Here's a cute problem that was frequently given by the late Herbert Wilf during his talks.
Problem: Let $A$ be an $n \times n$ matrix with entries from $\{0,1\}$ having all positive eigenvalues. Prove that all of the eigenvalues of $A$ are $1$.
Proof:
Use the AM-GM inequality to relate the trace and determinant.
Is there any other proof?
If one wants to use the AM-GM inequality, you could proceed as follows: Since $A$ has all $1$'s or $0$'s on the diagonal, it follows that $tr(A)\leq n$. Now calculating the determinant by expanding along any row/column, one can easily see that the determinant is an integer, since it is a sum of products of matrix entries (up to sign). Since all eigenvalues are positive, this integer must be positive. AM-GM inequality implies $$det(A)^{\frac{1}{n}}=\left(\prod_{i}\lambda_{i}\right)^{\frac{1}{n}}\leq \frac{1}{n}\sum_{i=1}^{n}\lambda_{i}\leq 1.$$ Since $det(A)\neq 0$, and $m^{\frac{1}{n}}>1$ for $m>1$, the above inequality forces $det(A)=1$. We therefore have equality which happens precisely when $\lambda_{i}=\lambda_{j}$ for all $i,j$. Combining this with the above equality gives the result.
Suppose that A has a column with only zero entries, then we must have zero as an eigenvalue. (e.g. expanding det(A-rI) using that column). So it must be true that in satisfying the OP's requirements we must have each column containing a 1. The same holds true for the rows by the same argument. Now suppose that we have a linear relationship between the rows, then there exists a linear combination of these rows that gives rise to a new matrix with a zero row. We've already seen that this is not allowed so we must have linearly independent rows. I am trying to force the form of the permissible matrices to be restricted enough to give the result. Linear independence of the rows gives us a glimpse at the invertability of such matrices but alas not its diagonalizability. The minimal polynomial $(1-r)^n$ results from upper or lower triangular matrices with ones along the diagonal and I suspect that we may be able to complete this proof by looking at what happens to this polynomial when there are deviations from the triangular shape. The result linked by user1551 may be the key. Trying to gain some intuition about what are the possibilities leads one to match the binomial theorem with Newton's identities: http://en.wikipedia.org/wiki/Newton%27s_identities#Expressing_elementary_symmetric_polynomials_in_terms_of_power_sums
and the fact that the trace must be $n$(diagonal ones) and the determinant 1. I would like to show that any deviation from this minimal polynomial must lead to a non-positive eigenvalue. Two aspects of the analysis, a combinatorial argument to show what types of modifications(from triangular) are permissible while maintaining row/column independence and looking at the geometrical effects of the non-dominant terms in the resulting characteristic polynomials. Maybe some type of induction argument will surface here.

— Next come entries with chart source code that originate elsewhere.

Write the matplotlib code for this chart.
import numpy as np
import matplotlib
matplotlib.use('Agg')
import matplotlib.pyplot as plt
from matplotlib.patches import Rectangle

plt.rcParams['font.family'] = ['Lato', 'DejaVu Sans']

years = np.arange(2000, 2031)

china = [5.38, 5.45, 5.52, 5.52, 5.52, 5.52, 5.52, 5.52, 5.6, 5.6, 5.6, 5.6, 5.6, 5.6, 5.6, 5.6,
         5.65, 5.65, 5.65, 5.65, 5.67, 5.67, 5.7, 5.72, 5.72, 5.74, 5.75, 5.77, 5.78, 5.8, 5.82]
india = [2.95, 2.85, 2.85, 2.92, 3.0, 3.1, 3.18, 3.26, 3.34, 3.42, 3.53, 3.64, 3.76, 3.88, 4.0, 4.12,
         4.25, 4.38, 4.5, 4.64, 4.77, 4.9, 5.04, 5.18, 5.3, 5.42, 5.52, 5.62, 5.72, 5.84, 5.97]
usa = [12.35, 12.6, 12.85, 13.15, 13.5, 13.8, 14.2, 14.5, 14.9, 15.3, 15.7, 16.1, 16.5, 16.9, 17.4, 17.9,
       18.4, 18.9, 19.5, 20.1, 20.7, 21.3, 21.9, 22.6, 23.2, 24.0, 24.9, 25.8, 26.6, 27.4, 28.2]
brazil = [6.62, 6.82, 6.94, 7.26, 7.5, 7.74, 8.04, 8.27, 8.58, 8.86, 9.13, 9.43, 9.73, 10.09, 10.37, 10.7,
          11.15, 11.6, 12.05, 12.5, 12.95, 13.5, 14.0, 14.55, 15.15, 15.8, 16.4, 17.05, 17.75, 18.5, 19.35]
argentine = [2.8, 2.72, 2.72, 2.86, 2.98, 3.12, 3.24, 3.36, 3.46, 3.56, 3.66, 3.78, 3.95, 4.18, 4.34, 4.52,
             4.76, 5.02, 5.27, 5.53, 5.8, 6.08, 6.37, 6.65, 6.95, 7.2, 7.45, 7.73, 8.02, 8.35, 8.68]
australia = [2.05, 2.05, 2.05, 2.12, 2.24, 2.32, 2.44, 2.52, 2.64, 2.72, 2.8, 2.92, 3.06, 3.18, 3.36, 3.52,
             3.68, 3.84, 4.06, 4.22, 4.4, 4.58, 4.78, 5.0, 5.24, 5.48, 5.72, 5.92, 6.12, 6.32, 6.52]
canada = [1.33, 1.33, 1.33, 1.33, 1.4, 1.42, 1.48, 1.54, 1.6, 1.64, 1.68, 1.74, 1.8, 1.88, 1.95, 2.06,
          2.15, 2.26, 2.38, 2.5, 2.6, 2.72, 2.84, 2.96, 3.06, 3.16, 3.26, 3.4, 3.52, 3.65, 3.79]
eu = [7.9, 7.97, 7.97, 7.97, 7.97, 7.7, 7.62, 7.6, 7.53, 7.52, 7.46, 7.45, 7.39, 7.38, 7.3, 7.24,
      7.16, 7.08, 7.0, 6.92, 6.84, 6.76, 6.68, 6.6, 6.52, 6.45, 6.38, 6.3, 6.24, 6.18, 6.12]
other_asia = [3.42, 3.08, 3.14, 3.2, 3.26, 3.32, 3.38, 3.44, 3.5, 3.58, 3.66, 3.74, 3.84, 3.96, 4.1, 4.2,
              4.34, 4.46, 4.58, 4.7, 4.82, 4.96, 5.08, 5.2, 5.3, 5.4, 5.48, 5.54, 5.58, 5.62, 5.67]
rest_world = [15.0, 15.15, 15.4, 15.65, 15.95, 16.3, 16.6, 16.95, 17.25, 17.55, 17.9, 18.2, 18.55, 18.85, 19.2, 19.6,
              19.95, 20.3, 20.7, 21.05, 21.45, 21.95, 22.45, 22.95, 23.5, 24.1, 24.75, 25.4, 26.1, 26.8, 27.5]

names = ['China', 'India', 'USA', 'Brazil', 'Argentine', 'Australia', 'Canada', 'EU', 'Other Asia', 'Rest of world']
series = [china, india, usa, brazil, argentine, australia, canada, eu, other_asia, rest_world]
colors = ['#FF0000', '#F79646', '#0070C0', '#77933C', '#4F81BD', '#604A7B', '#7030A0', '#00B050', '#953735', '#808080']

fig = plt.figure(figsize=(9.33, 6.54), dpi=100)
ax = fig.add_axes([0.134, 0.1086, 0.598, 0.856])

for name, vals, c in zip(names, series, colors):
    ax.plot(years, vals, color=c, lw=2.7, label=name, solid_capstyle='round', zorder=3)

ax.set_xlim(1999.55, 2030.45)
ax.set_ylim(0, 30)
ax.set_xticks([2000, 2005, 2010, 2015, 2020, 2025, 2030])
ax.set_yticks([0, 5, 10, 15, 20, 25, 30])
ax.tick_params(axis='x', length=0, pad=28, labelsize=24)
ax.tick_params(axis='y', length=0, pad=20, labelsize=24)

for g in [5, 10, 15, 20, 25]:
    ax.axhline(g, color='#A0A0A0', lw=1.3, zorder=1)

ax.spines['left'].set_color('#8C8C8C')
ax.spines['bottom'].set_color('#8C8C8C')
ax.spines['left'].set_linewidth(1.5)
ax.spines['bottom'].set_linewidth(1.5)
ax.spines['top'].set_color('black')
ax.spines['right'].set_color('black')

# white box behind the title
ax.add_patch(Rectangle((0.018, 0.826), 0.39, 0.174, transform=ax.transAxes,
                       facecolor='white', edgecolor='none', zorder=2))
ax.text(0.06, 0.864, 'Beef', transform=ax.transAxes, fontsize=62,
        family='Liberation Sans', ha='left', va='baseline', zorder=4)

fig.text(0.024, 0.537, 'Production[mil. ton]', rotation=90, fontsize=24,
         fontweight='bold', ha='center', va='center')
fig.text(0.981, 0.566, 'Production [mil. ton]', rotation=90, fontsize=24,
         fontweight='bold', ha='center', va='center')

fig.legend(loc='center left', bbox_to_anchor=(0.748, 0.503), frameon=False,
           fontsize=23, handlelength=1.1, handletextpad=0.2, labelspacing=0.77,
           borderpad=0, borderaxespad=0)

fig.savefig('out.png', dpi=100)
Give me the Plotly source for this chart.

Since $\det(A) \neq 0$, $A$ is nonsingular and all diagonals of $A$ must equal one. Next, we know the relationship between the determinant and trace is \begin{align*} \det(A) &= \exp(tr(\ln(A))) \\ &= \exp(0) \\ &= \exp(\sum_i \ln(\lambda_i)) \\ \end{align*}. Step 2 holds because all diagonals of $A$ are one, so their log is zero, and step 3 because natural logs are analytic. This suggests $$\sum_i \ln(\lambda_i) = 0$$, or, $$\prod_i \lambda_i = 1$$.
Then, because all diagonals of $A$ are one, $tr(A) = \sum_i \lambda_i = n$ must be true. Hence, the AM-GM inequality states $$ \left[ \prod_{i} \lambda_i \right]^{\frac{1}{n}} \leq \frac{1}{n} \sum_{i} \lambda_{i}$$, with equality holding only when $\lambda_i = \lambda_j$ $\forall i,j$. Thus, $$ 1^{\frac{1}{n}} = \frac{1}{n} \cdot n$$, and all eigenvalues of $A$ must be equal. Since $\prod_i \lambda_i = 1$, all eigenvalues must be one.